Shortly into the first day of the last new year, I wrote on social media that “We’re twelve minutes into 2025 here in Canberra as I write this. Nothing major to report so far.”

Being eleven hours ahead of home here in the Australian capital, I was struck by the bizarreness of it all. The new year had begun for me while friends and family at home were readying themselves for lunch or the New Year’s Eve plans they’d made for the evening to come. I was in 2025, getting ‘Happy New Year!’ messages from my brother in Limerick, who was still somehow living in the year before, waiting on his own midnight.

Naturally, the internet being what it is, some guy waited the mere minutes it would inevitably take before something major did happen somewhere, and then drily replied to my post: “This didn’t age well.”

I had of course written the note in the firm belief nothing bad was ever going to happen again anywhere on earth. It was not merely a banal little joke about how living in Australia is not actually the same as living in the future, even though it can sometimes feel like it.

It would be fun if it were the future, though I think Australian people would make reluctant oracles. They’re a bit too focused on a healthy life outside work to spare time to report to the northern hemisphere on upcoming natural disasters, or the results of rugby matches.

One of the most confusing and interesting aspects of living in Australia is the time difference that separates you from home. It generates a distance far beyond the merely temporal. It’s a sort of border – every morning I wake up and my friends and family in the other hemisphere are experiencing a yesterday that is untouchable to me.

I listened to a voice note from a friend in San Francisco early this morning as I walked to the bus stop in the shadowy balminess of an early summer morning. He opened it with greetings “from yesterday afternoon. We’re nineteen hours behind you I think!”

Everything is out of sync. Because I spent most of my life in Ireland, this time of year brings expectations that seem to live unconsciously inside my body. Meanwhile, Australia is having none of it. Some clock in my guts is attuned to nature slowing down into the brumal pace of the colder months just as the Australian landscape splits into a white-eyed summer.

New Year's Eve fireworks light up the sky over the Harbour Bridge during the fireworks display in Sydney on January 1st, 2023. Photograph: Muhammad Fardoq/AFP via GettyNew Year’s Eve fireworks light up the sky over the Harbour Bridge during the fireworks display in Sydney on January 1st, 2023. Photograph: Muhammad Fardoq/AFP via Getty

Lush roadside shrubs shriek with the menacing music of unseen winged and leggy insects. The heat pushes you back like a resistant current as you take a walk. The power of the sun is unlike anything I’d experienced before I came here. To go outside unprotected would be insanity – you can feel it burning bare skin almost instantaneously.

You simply can’t see without sunglasses and all the while, your squinting, watery Irish eyes and your tender, burning Irish back belong to body that somehow still seeks the gloom of a recognisably Hibernian winter. The lurk of skeletal trees.
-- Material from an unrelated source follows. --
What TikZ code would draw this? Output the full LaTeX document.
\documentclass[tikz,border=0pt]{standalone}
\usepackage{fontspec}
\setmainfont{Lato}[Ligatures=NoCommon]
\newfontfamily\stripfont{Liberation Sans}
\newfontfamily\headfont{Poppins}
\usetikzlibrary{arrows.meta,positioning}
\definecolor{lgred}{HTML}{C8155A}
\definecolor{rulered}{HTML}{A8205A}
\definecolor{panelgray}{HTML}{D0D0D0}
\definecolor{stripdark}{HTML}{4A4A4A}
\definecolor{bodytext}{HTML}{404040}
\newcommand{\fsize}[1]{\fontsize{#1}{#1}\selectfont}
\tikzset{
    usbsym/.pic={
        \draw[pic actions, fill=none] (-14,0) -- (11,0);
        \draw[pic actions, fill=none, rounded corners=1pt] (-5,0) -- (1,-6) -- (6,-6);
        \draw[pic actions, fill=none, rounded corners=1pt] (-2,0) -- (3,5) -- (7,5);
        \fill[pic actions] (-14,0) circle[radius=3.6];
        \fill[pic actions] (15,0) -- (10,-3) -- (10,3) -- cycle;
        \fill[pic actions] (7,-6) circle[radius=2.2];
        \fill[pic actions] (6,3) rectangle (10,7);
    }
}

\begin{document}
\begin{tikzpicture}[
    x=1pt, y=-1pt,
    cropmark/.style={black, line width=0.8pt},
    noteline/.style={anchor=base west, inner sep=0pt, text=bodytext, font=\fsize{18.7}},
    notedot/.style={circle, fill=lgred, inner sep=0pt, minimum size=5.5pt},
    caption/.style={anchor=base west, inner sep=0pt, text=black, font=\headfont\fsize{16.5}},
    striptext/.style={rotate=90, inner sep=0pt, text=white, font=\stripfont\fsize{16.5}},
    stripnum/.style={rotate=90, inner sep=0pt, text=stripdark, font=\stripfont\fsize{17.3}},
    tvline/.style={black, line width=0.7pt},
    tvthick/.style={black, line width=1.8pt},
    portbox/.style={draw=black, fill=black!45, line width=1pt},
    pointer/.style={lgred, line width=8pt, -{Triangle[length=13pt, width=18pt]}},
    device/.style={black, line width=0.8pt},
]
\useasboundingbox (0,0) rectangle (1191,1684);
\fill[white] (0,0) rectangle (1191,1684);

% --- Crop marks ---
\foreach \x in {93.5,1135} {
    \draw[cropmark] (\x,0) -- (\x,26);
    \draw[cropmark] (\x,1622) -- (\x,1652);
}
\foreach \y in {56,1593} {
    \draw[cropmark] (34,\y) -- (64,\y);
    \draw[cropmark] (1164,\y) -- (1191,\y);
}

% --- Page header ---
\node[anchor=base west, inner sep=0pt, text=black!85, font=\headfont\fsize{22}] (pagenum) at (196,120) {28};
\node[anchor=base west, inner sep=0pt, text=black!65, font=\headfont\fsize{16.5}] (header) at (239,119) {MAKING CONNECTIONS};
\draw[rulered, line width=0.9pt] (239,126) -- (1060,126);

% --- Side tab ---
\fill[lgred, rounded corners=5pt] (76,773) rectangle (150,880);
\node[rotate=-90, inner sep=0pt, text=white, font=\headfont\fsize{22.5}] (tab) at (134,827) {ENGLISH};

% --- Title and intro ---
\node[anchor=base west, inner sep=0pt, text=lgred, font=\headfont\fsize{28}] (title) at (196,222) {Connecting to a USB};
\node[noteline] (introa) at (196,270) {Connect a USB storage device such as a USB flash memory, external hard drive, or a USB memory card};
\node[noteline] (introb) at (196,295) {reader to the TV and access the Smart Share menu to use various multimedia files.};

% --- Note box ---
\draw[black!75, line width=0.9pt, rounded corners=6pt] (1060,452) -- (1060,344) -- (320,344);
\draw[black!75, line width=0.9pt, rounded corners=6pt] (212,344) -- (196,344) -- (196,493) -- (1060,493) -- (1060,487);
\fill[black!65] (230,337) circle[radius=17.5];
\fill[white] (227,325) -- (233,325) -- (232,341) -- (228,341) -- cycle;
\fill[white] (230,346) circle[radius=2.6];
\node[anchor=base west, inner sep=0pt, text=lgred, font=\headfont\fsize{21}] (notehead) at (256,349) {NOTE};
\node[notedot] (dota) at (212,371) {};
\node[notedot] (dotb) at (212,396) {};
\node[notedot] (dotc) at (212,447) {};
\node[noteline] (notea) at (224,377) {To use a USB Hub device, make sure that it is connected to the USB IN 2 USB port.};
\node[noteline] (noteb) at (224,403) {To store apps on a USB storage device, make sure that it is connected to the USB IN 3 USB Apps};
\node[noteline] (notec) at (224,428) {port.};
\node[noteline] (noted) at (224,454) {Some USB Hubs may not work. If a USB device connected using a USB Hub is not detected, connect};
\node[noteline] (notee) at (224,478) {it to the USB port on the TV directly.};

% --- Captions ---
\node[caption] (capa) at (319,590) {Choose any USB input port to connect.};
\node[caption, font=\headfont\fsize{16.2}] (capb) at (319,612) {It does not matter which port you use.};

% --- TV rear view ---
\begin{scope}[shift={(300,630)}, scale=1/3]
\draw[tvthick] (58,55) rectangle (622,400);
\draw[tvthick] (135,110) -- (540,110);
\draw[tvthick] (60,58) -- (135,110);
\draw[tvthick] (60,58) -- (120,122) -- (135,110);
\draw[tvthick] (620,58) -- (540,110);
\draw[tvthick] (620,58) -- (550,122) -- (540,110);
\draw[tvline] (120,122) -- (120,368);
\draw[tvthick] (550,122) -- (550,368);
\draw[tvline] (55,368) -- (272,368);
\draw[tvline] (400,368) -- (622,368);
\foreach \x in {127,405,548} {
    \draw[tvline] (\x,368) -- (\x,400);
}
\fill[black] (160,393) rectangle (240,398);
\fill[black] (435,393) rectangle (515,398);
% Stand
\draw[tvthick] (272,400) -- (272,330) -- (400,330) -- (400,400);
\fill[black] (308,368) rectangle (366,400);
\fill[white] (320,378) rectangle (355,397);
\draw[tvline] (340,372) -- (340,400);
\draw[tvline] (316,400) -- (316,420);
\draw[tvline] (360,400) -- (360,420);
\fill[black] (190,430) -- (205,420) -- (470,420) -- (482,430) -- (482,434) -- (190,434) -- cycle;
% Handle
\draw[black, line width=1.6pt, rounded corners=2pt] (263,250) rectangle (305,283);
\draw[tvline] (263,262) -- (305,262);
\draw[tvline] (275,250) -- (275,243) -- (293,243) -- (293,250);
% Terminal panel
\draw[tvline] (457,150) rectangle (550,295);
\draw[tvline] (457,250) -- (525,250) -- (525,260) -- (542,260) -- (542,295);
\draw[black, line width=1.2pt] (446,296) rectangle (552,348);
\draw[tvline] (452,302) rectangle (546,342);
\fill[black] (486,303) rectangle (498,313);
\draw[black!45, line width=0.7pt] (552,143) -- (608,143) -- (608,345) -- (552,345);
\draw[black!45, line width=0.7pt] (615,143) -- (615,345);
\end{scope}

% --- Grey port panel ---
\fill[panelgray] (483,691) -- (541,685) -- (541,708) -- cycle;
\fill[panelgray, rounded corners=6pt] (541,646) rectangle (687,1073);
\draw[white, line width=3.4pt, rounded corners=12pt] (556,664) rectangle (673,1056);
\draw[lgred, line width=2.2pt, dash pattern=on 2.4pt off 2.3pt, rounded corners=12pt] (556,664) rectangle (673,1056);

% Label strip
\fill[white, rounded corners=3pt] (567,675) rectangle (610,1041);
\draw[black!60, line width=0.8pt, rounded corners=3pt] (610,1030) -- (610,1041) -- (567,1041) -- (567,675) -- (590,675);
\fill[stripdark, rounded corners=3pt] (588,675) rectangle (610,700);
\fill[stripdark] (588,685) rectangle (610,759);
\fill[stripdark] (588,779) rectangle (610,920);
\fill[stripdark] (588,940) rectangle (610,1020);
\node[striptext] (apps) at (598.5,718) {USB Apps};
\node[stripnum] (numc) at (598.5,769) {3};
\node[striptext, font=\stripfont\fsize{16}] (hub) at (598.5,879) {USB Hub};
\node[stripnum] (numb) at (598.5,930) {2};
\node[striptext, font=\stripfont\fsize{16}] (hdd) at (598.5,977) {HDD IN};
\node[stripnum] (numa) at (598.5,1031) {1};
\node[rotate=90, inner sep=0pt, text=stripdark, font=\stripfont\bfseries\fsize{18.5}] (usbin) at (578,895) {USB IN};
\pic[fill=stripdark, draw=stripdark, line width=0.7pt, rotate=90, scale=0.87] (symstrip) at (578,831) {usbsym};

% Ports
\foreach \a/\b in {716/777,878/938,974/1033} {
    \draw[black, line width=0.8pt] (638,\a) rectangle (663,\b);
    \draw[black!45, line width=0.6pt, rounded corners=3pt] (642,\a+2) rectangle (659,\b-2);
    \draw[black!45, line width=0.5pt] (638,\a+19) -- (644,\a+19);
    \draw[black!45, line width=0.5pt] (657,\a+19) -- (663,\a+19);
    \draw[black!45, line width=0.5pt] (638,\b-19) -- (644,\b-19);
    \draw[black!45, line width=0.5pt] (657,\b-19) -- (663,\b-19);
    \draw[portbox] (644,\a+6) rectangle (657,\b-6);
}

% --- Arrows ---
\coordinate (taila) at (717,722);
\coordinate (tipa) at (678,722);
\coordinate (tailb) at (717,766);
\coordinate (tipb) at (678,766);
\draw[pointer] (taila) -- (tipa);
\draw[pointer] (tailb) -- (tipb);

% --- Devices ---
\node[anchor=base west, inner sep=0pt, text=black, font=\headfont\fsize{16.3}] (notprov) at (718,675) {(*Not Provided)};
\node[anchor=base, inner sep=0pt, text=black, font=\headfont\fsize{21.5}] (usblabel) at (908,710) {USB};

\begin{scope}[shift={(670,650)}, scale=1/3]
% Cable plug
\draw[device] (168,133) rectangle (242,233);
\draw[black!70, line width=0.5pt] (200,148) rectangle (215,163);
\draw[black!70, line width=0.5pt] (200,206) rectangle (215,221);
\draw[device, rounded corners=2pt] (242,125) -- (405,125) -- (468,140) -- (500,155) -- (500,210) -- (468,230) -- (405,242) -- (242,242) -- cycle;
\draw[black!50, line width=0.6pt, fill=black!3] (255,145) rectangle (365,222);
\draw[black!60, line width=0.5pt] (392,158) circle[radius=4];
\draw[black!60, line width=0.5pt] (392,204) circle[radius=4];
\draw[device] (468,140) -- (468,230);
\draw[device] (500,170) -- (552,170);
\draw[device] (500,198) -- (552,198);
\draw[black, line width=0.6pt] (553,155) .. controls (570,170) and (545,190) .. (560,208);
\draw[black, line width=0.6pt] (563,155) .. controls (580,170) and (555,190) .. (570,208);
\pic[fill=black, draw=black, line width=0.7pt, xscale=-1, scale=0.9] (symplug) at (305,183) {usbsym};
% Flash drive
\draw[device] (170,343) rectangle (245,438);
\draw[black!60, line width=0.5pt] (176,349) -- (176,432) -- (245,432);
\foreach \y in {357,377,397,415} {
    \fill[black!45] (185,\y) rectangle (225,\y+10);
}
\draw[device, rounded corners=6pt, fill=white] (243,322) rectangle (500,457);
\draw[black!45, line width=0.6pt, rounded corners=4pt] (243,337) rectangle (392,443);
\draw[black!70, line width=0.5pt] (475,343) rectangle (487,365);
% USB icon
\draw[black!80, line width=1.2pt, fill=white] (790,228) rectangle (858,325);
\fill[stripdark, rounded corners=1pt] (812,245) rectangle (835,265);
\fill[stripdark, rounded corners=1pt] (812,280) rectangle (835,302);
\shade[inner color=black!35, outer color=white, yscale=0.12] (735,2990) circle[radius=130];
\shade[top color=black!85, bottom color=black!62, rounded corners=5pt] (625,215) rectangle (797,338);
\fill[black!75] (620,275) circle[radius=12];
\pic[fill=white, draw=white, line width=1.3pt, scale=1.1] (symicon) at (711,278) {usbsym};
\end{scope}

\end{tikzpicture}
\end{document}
A wet, icy silence you can think in.

The magic of nature wintering over and playing dead as you wait for its miraculous resurrection in the spring, pacified in the meantime by the bodily comforts and softly lit insularity of the festive season. Sitting warmly somewhere, indulging in nostalgia, and putting Baileys into everything.

And all of it as you consider, not for the first year, whether going no contact with your mother is a mental health necessity or whether you’re acting like an intolerant adolescent because you’re back in your old room, playing an old part. This is what time does. The reality and the illusion of it. It places us in conflict with other versions of ourselves.

When you are in Australia, everything in Ireland happens in another time. The seasons. The events that mark the year. No moment in the lives of those you care about at home occurs in real time for you. You’ve always missed it.

This week, I woke up to a message sharing the news that somebody near to me had died while I was sleeping. When I made the decision to move to Australia, I did so knowing this would inevitably happen eventually. I thought about what it would mean, and how it might feel.

The Irish day conducts itself while I sleep, and I inevitably awake to updates from home. Videos of my niece and nephews practising reading or doing something funny. Thoughts from friends on what they are currently watching, reading or engaged in.

News from people’s lives. And now, texts about who has died. Reading them is like watching the ripples of this news pass through every person it closely touches, and each message is a tiny window into an event that I feel very far away from here at the end of the year in a parallel universe

There is a lag to everything at this great distance, and it forces you to experience everything outside of time, or in retrospect. Emigration stretches you across geographies as well as time.

I have spent the last few days with a mind in Ireland and a body in Australia, considering the year just passed and the one to come. When the clock hits midnight on New Year’s Eve, I’ll once again be a year ahead for a few sparse hours, with a foot in two countries and two time zones. All the way over here, midnight comes twice.